For them, nation and elected government are one and the same. Criticism of one is the other. Hence, we are facing the possibility of having to compulsorily fly flags and stand up when the national anthem is played in cinemas. All in the name of a misguided notion of what exactly I am not sure. As I see it, no one has expressed any disloyalty to the nation, in as much as many are critical of the government of the day.
The nuances are however obscured. Legitimate criticism is labeled sedition, even as those who label say some of the most scandalous things imaginable. Questions are taken as threats. Mistakes are treated as if they are declarations of war. To these quarters, the nation is under serious threat, under siege in the most terrifying way; we are about to explode, disintegrate, and be annihilated. If they are to be believed, the sky is about to fall on our heads.
For them, those who do not like the way the Government is doing things and say so undermine the stability of this nation and, to borrow an expression, should leave the country. Otherwise, they should be deprived of their citizenship. This, they suggest, is to stop any further undermining of the nation.
This seems to me to be a ridiculous state of affairs, one calling for intervention on the part of the Executive or the agencies of state. The only thing that appears under siege, and I say this with the greatest respect to the freedom of those concerned to say what they think (and in the belief that the rest of us are equally entitled to say what it is we feel), is the seeming fragile personalities of these ideologues. So overwhelmed are they by the shifting sands of the Malaysian socio-political landscape that they have been taxed into a state of intellectual paralysis.
Islam is not, and could never be, under siege. It is the religion of the majority of the citizens on this country. It has been given legal status in a way the other major (or minor) religions of this country have not. Its administration is effected through a bureaucratic apparatus that, I think, is unrivalled anywhere else in the world.
The Malays, howsoever one defines the term (this is a vexed question that comes up from time to time), constitutionally or anthropologically, are not under siege. They form the majority of this nation. Their status has been recognised by several constitutional provisions, one of which provides a pathway to affirmative action.
Malaysia is not under siege, except perhaps by those who insist on thrusting their perverse views of what it is they aspire to without regard to the sensitivities of others (those from all backgrounds) or the established legal framework. We are at peace with our neighbours, and no sovereign nation is threatening to invade us. We have a defense budget that ensures that we have the means to protect ourselves and we have friends who will come to our aid if need be.
Yet, despite this obvious state of affairs, the Executive has worryingly chosen to avoid involving itself. It has not sought to curtail, either by open dialogue with these ideologues or otherwise, this alarming trend. Further, from a third party perspective it seems like the agencies and institutions of state do not seem to be too concerned either. They appear to be relatively content with this alarming state of affairs, for them it is business as usual. The implications are of grave concern, some quarters may well believe that these ideologues may be justified in what they are saying or doing.

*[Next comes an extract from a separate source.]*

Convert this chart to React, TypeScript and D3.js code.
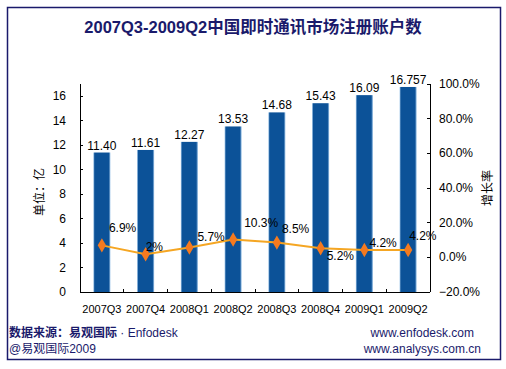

This will undoubtedly resulted in an undermining, some might say further undermining, of the system.
It will also serve to distract us from the real threat to this society, a lack of competitiveness that is the product of a administrative framework that has been tolerant, even accepting, of corruption, and that has been shaped not so much by reference to merit but rather a mélange of cronyism, racial preferences and politics. Entrenched in this is a public service organization, and this includes the education system, that is struggling to remain relevant in the globalised world. This lack of competitiveness has been the subject of recent discussion amongst a range of persons regionally who have an interest in this nation and its continued well-being.
Curiously, this is not something that the ideologues feel too concerned about.
So, where does that leave us this merdeka? With much to think about, I feel. The, any, government of the day must start asking some very difficult questions, and look beyond its political self-interest. I would be surprised if it was not already doing so. The nation is floundering and is in desperate need of statesmanship. Parochial perspectives that ignore the fundamentals of this nation are, and will continue, to do much damage. The incumbent government must step up and start acting responsibly as a government of all the peoples of Malaysia.
And it can start by explaining to us, not with slogans or fancy advertisements but with concrete and decisive action, why it is that Malaysians have before them the endless possibilities that it seems to think we have before us.